The euro zone reported a record trade surplus for the month of March. Thanks to a rise in exports, the region's trade balance rose to 18.7B, up from 12.7B. Unfortunately there was very little enthusiasm after the report because the details showed imports falling 1%. Domestic demand is a major problem for the Eurozone and a key factor in the 0.2% contraction the region endured in the first quarter so while the trade numbers improved, the impact on the euro was limited. Non-farm payrolls in France also fell 0.1% in the first quarter, a sign that the region's second largest economy continues to struggle. No euro zone economic reports are scheduled for release Friday so all eyes will be on comments from ECB officials -- Coeure, Asmussen, Praet and Mersch are scheduled to speak. If these four policymakers confirm that negative deposit rates or ABS purchases are on the table, the EUR could extend its slide.

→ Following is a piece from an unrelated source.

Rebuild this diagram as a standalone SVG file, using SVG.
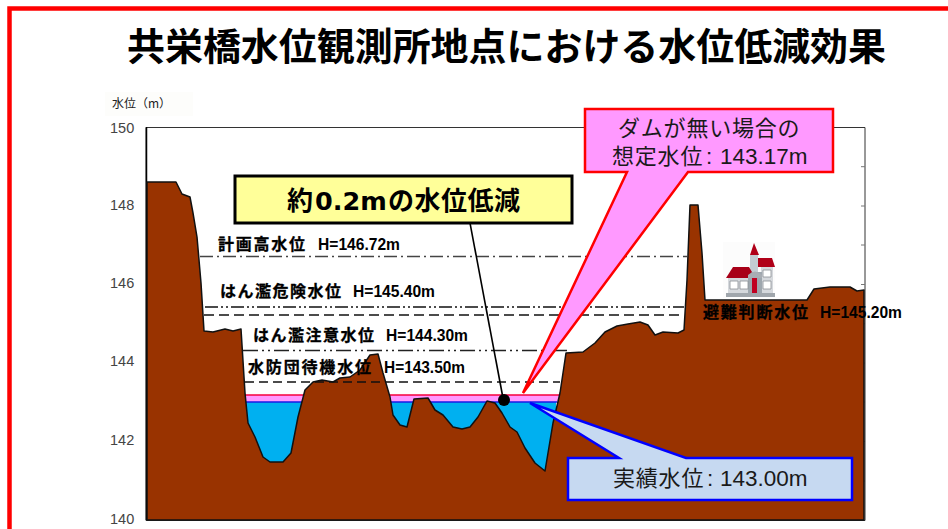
<svg xmlns="http://www.w3.org/2000/svg" width="948" height="529" viewBox="0 0 948 529">
<style>
text{font-family:"Liberation Sans","Noto Sans CJK JP",sans-serif;fill:#111}
.jp{font-family:"Noto Sans CJK JP","Liberation Sans",sans-serif}
.lv{font-size:16px;font-weight:700;fill:#000;stroke:#000;stroke-width:.3}
.lh{font-size:16.500px;font-weight:700;fill:#000}
.ax{font-size:14.500px;fill:#444}
.cj{font-size:22px;fill:#1a1a1a;letter-spacing:.8px}
.cl{font-family:"Liberation Sans",sans-serif;font-size:22.500px;fill:#1a1a1a;letter-spacing:0}
.ln{fill:none;stroke-width:1.400}
</style>
<rect width="948" height="529" fill="#fff"/>
<path d="M9.500 529V8.500H948" fill="none" stroke="#f00" stroke-width="4.500"/>
<text class="jp" x="127" y="60" font-size="38" font-weight="700" textLength="759" lengthAdjust="spacingAndGlyphs" style="fill:#000">共栄橋水位観測所地点における水位低減効果</text>
<g id="axis">
<rect x="105" y="92" width="88" height="24" fill="#fdfdfb"/>
<text class="jp" x="112" y="108" font-size="12" style="fill:#222">水位（m）</text>
<text class="ax" x="110" y="133">150</text>
<text class="ax" x="110" y="210">148</text>
<text class="ax" x="110" y="288">146</text>
<text class="ax" x="110" y="366">144</text>
<text class="ax" x="110" y="445">142</text>
<text class="ax" x="110" y="524">140</text>
<path d="M146 127.500H865V520.500H146Z" fill="#fff" stroke="#333" stroke-width="1"/>
<path d="M146.500 127V520" stroke="#000" stroke-width="1.500"/>
<path d="M861 166.700h4M861 206h4M861 245h4M861 284.500h4M861 323.700h4M861 363h4M861 402h4M861 441.500h4M861 481h4" stroke="#777" stroke-width="1"/>
</g>
<g id="water">
<rect x="244" y="395" width="318" height="7" fill="#ff99ff"/>
<rect x="244" y="402" width="312" height="72" fill="#00b0f0"/>
<path d="M244 395H562" stroke="#f6003c" stroke-width="1.600"/>
<path d="M244 402H557" stroke="#1a1ae6" stroke-width="1.600"/>
</g>
<g id="terrain">
<path d="M147 182H176L182 194L190 197L193 213L197 237L201 283L204 331L213 332L225 329L233 331L241 329L245 393L248 423L255 437L263 457L270 462L283 462L291 453L298 417L305 390L313 382L322 380L333 382L340 378L350 377L360 370L370 355L378 354L383 373L390 397L393 415L400 425L407 427L414 399L428 398L435 410L443 415L453 427L462 429L470 427L478 417L487 401L495 403L502 413L510 427L517 432L525 448L535 463L545 471L553 423L560 393L566 353L583 352L595 343L605 332L617 326L628 324L640 322L648 325L655 335L663 332L678 333L684 330L687 280L690 205H698L702 253L705 300H807L814 289L830 287L850 287L857 291L864 290V520H147Z" fill="#993300" stroke="#111" stroke-width="1.500" stroke-linejoin="round"/>
</g>
<g id="levels">
<path class="ln" stroke="#444" stroke-dasharray="13 4 2 4" d="M200 256.500H687"/>
<path class="ln" stroke="#111" stroke-dasharray="13 3 2 3 2 3" d="M205 307H684"/>
<path class="ln" stroke="#111" stroke-dasharray="10 5" d="M204 315H684"/>
<path class="ln" stroke="#222" stroke-dasharray="15 4 2 4 2 4" d="M243 350.500H567"/>
<path class="ln" stroke="#111" stroke-dasharray="9 5" d="M245 382H560"/>
</g>
<g id="level-labels">
<text class="lv jp" x="218" y="250" textLength="87">計画高水位</text><text class="lh" x="318" y="250" textLength="82" lengthAdjust="spacingAndGlyphs">H=146.72m</text>
<text class="lv jp" x="220" y="297" textLength="121">はん濫危険水位</text><text class="lh" x="353" y="297" textLength="82" lengthAdjust="spacingAndGlyphs">H=145.40m</text>
<text class="lv jp" x="253" y="341" textLength="121">はん濫注意水位</text><text class="lh" x="386" y="341" textLength="82" lengthAdjust="spacingAndGlyphs">H=144.30m</text>
<text class="lv jp" x="248" y="373" textLength="123">水防団待機水位</text><text class="lh" x="384" y="373" textLength="81" lengthAdjust="spacingAndGlyphs">H=143.50m</text>
<text class="lv jp" x="703" y="318" textLength="105">避難判断水位</text><text class="lh" x="820" y="318" textLength="82" lengthAdjust="spacingAndGlyphs">H=145.20m</text>
</g>
<g id="house">
<rect x="723" y="242" width="52" height="56" fill="#fcfcfc"/>
<path d="M728 278H750V294H728Z" fill="#d5d8dc"/>
<path d="M761 267H773V294H761Z" fill="#d5d8dc"/>
<path d="M750 255H758V272H750Z" fill="#c3ccd2"/>
<path d="M748 272H762V295H748Z" fill="#9ea7ae"/>
<path d="M754 243L759 255H750Z" fill="#b00018"/>
<path d="M758 258H772L775 267H758Z" fill="#b00018"/>
<path d="M726 278L733 267H749L752 272L749 278Z" fill="#a80018"/>
<path d="M748 275Q755 268 762 275V278H748Z" fill="#a8adb3"/>
<path d="M752 278H757V294H752Z" fill="#c00020"/>
<path d="M730 281H738V289H730ZM740 281H748V289H740ZM763 281H771V289H763ZM763 270H771V277H763Z" fill="#fff" stroke="#8a8f95" stroke-width=".8"/>
<path d="M726 293H775V297H726Z" fill="#a0a6ac"/>
</g>
<g id="callout-reduction">
<path d="M470 223L503 398" stroke="#000" stroke-width="1.600"/>
<rect x="235" y="176" width="337" height="47" fill="#ffff99" stroke="#000" stroke-width="3"/>
<text class="jp" x="287" y="210" font-size="26" font-weight="700" style="fill:#000">約</text>
<text x="315" y="210" font-size="25.500" font-weight="700" style="font-family:'DejaVu Sans',sans-serif;fill:#000">0.2m</text>
<text class="jp" x="388" y="210" font-size="26" font-weight="700" textLength="132" style="fill:#000">の水位低減</text>
<circle cx="504" cy="400" r="6" fill="#000"/>
</g>
<g id="callout-nodam">
<path d="M585 109H833V172H688L523 393L627 172H585Z" fill="#ff99ff" stroke="#f00" stroke-width="2.500"/>
<text class="cj jp"><tspan x="618" y="136">ダムが無い場合の</tspan><tspan x="612" y="164">想定水位</tspan><tspan class="cl" x="706" y="164">:</tspan><tspan class="cl" x="720" y="164">143.17m</tspan></text>
</g>
<g id="callout-actual">
<path d="M568 458H619L530 403L686 458H852V500H568Z" fill="#c6d9f1" stroke="#00f" stroke-width="2.500"/>
<text class="cj jp"><tspan x="613" y="486">実績水位</tspan><tspan class="cl" x="707" y="486">:</tspan><tspan class="cl" x="720" y="486">143.00m</tspan></text>
</g>
</svg>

USD: Day Two Of Weaker Data
U.S. economic data is taking a turn for the worse and the disappointments have prevented the greenback from extending its gains against the euro and Japanese Yen. This has led some investors to wonder if the dollar is losing its grip on the forex market. It is the second day in the row that U.S. data surprised to the downside and the consistent disappointments over the last 48 hours is now causing many investors to wonder if the market's enthusiasm for U.S. dollars were overblown. We had economic reports from almost every part of the economy and all of the releases surprised to the downside. Jobless claims jumped from 328k to 360k, the highest level in six weeks. According to the Labor Department the surge which was the largest since Hurricane Sandy last year was not caused by the filings of any specific state. In other words, the increase in job losses was broadly dispersed across the nation. Considering that claims have been at extremely low levels over the past few weeks, we feel investors shouldn't read too much into this release until it becomes a more consistent trend especially since continuing claims declined. The surprise was in housing starts, which dropped 16.5% to their lowest level in five months. This steep decline, the largest since February 2011 illustrates just how volatile housing market activity can be as starts rose 5.4% the previous month. However any concern about the sector was alleviated by the 14.3% rise in building permits. Not only was this the largest increase since June 2008, but the rise suggests that the housing market will regain momentum in the coming months.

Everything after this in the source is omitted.